For many readers C. P. Snow's novels are an acquired taste which turns out to be habit-forming. Snow, a British scientist-civil servant wrote books as a spare-time hobby -- 11 novels make up the sequence upon which the seven-part Masterpiece Theatre series, Strangers and Brothers (PBS, seven Sundays starting May 5, 9-10 p.m., check local listings) is based. Warning: The TV series can be as compelling as the novels themselves.

The fictional hero of the series is Lewis Eliot, a man whose career parallels Snow's in many respects, except for the recreational novel writing. The original novels take Lewis from around 1927 through the '60s, although not in chronological order. But this series reshuffles the events into chronological order, from 1927 through 1941. Lewis moves from Cambridge to London, where he becomes a barrister, then back to a combination of academia and civil service, finally ending up in a top-level governmental position during World War II, juggling career, marriage, friendships.

Lewis marries a woman who doesn't love him and anguishes his way through a long, unsatisfying marriage, finally coming to the realization that it is the lone, remote stranger within himself that is preventing him from enjoying any complete relationship. The disturbed, nonloving woman he chose suits him well, he discovers too late, since he is incapable of giving much more himself, although he fools himself and others into believing otherwise. As one character describes him: ``Lewis gets all of the anguish and none of the fun'' out of life.

Subtly directed by Ronald Wilson and Jeremy Summers, subtly acted by an impeccable cast including Shaughan Seymour, Sheila Ruskin, and Nigel Havers, from an even more subtle adaptation by Julian Bond, this BBC/WGBH series is so subtle that viewers may find it slipping away from them in its sometimes maddening vagueness. More than most Masterpiece Theatre series, it needs the guiding hand -- and words -- of Alistaire Cook to clarify some of the gaps in story line necessitated by the truncation from 11 novels to seven hours.
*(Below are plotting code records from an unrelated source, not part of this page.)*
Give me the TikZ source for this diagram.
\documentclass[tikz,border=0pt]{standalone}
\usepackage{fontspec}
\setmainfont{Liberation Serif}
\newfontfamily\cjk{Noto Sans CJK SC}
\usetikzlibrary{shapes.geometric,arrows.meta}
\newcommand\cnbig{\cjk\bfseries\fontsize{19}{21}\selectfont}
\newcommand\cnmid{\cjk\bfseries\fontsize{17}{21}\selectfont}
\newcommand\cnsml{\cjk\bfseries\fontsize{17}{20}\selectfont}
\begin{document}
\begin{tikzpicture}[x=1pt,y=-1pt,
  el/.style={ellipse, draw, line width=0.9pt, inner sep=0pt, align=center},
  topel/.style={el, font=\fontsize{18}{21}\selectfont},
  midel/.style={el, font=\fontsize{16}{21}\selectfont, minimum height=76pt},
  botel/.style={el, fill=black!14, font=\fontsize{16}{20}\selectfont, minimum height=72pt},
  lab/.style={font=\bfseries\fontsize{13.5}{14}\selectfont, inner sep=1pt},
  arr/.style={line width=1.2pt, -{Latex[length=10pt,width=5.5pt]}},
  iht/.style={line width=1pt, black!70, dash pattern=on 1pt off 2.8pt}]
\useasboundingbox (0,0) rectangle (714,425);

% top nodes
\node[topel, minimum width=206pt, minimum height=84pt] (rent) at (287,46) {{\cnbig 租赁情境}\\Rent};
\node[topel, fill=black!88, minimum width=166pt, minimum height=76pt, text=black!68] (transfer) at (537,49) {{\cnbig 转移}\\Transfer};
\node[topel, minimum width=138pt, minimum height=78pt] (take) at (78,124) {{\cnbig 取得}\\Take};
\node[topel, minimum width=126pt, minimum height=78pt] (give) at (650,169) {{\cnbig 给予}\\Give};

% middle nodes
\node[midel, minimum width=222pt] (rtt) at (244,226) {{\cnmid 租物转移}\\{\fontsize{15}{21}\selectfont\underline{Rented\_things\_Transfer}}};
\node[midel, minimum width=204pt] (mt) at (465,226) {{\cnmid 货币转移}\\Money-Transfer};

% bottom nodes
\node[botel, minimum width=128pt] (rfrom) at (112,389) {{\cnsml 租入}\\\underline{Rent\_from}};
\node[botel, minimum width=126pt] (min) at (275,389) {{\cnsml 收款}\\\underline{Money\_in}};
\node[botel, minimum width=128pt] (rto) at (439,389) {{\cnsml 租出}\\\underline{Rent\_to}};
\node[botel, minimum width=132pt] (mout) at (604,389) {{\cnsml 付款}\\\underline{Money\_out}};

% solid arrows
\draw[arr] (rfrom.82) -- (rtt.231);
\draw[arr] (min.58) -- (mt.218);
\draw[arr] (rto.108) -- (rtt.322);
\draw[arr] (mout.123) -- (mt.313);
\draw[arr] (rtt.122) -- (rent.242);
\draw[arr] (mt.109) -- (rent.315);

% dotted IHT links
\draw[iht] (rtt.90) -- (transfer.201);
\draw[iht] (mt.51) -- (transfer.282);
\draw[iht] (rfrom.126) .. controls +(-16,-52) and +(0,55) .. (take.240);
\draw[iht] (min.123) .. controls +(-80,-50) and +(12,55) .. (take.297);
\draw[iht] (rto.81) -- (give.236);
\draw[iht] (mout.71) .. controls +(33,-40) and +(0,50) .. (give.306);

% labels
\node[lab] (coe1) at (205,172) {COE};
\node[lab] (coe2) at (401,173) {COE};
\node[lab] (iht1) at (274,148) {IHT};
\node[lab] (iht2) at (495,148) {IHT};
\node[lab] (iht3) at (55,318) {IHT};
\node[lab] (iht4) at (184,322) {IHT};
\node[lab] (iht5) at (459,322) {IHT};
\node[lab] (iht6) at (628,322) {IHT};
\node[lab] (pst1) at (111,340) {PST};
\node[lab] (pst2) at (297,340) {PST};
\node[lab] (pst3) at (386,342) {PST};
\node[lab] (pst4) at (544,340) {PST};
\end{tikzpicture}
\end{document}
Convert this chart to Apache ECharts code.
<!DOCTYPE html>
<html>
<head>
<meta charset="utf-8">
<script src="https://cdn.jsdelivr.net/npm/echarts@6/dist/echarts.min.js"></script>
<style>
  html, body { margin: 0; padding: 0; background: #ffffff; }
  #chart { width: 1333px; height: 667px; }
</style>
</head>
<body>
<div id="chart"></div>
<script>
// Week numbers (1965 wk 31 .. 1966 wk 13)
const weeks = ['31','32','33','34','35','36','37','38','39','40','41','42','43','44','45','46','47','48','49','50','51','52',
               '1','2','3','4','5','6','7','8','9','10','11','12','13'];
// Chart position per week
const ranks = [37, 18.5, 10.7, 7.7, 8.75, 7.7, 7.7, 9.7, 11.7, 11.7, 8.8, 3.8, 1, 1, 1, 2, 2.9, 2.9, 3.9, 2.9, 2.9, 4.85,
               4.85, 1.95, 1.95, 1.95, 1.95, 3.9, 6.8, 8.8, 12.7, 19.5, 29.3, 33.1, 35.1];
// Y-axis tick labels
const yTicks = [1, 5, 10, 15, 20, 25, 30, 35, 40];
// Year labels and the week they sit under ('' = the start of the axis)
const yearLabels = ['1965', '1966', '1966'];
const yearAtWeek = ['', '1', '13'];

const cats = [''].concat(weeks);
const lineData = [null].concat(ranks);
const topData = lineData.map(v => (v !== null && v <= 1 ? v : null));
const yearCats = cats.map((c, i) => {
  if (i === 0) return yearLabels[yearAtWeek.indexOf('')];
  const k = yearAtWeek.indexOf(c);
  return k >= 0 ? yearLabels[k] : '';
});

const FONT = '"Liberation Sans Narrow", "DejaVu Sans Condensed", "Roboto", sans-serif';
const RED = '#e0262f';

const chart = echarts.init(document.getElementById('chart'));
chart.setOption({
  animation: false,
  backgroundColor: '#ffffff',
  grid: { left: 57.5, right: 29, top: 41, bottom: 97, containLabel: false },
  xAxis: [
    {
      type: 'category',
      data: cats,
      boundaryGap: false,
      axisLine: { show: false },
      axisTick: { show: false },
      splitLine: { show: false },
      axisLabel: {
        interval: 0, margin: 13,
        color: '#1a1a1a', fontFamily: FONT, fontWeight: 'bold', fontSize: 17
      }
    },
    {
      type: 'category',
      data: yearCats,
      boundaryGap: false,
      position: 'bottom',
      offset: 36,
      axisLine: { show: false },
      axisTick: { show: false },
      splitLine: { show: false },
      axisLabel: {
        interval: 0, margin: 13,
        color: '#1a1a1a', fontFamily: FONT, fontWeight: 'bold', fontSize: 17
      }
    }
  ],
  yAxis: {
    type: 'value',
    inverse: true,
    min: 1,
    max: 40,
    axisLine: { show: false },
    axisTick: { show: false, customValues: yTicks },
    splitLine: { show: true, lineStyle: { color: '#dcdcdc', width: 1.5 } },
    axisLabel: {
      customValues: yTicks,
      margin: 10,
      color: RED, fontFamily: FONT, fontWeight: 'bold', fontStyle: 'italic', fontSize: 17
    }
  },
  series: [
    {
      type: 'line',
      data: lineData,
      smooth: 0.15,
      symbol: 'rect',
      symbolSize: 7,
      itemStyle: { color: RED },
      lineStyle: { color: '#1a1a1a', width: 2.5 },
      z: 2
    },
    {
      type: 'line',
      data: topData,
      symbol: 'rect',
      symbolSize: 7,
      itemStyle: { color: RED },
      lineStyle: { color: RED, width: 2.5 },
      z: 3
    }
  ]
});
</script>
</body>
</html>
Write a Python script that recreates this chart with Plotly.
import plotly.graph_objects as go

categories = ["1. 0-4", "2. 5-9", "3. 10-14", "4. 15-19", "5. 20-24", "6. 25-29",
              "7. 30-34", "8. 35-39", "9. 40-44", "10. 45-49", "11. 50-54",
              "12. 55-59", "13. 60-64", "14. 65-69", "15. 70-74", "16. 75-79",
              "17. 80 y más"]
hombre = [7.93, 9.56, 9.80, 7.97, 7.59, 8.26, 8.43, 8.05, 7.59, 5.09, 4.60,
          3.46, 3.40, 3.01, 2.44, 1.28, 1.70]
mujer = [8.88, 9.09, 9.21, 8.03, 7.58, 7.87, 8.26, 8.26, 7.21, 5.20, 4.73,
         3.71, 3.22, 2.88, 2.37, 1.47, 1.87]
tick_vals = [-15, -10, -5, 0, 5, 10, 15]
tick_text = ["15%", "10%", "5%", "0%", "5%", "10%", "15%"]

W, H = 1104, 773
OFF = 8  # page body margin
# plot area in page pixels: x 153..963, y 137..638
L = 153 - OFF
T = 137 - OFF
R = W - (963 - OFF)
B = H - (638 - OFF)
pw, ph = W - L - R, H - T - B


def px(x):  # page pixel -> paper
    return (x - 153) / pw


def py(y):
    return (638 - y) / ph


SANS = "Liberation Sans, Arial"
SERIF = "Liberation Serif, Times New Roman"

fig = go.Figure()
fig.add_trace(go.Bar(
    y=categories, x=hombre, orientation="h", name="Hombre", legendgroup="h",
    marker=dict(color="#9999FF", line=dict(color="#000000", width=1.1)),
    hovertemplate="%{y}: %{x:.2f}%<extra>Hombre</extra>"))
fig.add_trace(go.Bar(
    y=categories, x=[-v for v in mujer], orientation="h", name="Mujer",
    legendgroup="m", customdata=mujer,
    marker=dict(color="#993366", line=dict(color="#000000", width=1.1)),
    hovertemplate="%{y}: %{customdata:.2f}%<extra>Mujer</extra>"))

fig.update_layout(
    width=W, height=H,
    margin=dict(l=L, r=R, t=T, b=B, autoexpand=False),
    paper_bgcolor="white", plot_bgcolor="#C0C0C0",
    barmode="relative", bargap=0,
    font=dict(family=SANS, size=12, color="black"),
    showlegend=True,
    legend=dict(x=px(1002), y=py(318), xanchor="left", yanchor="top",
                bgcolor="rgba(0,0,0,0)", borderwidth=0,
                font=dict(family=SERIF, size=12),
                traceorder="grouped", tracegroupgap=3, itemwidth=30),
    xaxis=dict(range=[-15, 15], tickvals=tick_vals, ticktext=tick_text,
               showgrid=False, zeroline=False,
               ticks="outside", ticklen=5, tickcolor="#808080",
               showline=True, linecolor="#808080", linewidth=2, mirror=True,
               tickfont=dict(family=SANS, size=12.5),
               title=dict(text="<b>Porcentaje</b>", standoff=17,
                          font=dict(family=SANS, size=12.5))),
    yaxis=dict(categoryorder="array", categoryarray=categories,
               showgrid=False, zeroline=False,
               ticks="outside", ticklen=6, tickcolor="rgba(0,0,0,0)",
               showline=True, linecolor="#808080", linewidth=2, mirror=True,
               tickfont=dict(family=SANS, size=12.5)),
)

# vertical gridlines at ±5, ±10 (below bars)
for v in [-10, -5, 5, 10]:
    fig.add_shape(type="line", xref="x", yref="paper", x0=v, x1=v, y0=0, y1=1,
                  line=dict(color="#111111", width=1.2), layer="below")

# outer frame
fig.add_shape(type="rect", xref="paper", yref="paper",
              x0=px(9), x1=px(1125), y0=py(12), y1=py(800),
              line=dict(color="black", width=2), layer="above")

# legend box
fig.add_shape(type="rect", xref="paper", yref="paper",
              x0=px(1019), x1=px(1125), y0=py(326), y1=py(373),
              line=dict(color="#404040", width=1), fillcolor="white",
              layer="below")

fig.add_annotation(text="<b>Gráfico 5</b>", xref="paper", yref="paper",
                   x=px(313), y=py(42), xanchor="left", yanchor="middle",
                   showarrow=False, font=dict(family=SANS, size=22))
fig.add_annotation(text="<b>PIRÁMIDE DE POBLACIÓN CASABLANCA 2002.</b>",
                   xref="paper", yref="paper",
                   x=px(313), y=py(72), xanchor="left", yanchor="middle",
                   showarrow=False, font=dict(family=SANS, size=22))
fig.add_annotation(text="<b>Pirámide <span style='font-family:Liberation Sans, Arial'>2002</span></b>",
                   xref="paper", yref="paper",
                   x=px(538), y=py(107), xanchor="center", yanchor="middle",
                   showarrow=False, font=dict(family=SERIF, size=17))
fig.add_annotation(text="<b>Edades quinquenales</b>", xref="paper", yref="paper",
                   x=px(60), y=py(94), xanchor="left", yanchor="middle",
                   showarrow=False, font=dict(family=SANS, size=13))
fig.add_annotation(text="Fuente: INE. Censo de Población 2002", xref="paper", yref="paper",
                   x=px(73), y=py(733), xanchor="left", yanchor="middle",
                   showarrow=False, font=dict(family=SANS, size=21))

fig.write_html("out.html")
Some characters pop up once or twice, never to appear again; others who turn out to be main characters are so vaguely introduced that it is not until much later in the story that you realize they are permanent fixtures. But as the story records the superficiality and restraint of some of its characters, it also illuminates the very strength which allows them -- and their nation -- to carry on, no matter the adversity. Americans with stereotypical attitudes toward Britain may find it very ``British,'' because in many instances it tends to strengthen their English stereotypes.

``Strangers and Brothers'' starts a bit slowly, and it is not until it is several hours along that viewers may find themselves emotionally involved. But meantime there is a superb picture of life in the pre-war British class-ridden society. And Episode 5, which seems to have little to do with the rest of the story, is a spellbinding study in academic politics as Cambridge fellows maneuver to replace the dying master of Lewis's college. It's a perplexing portrait of Machiavelli on campus.

Interwined amidst that and the final episode, which concentrates on the little-known story of Britain's attempts to produce an atomic bomb before America succeeds in producing one, is a sad and humbling tale of incomplete human beings trying to make their lives whole. Humanism battles technology throughout the struggle as people incapable of loving themselves find it impossible to love other people. The effect of their private agony reveals itself in their public posture.

Whether or not you are taken completely with the uninvolvement of ``Strangers and Brothers'' characters, you will find superbly involving dialogue scattered throughout the script. ``You're wonderful with people who don't matter, but you break the heart of anyone who loves you,'' accuses one of Lewis's later loves. She is protesting that he never really gives much of himself to anybody: ``You only issue bulletins about yourself,'' she says.

``Strangers and Brothers'' is a fascinatingly complex series overflowing with multileveled portraits of people who are strangers and brothers to themselves as well as to each other. If you choose to watch the series, they will undoubtedly become brothers, not strangers, to you, too.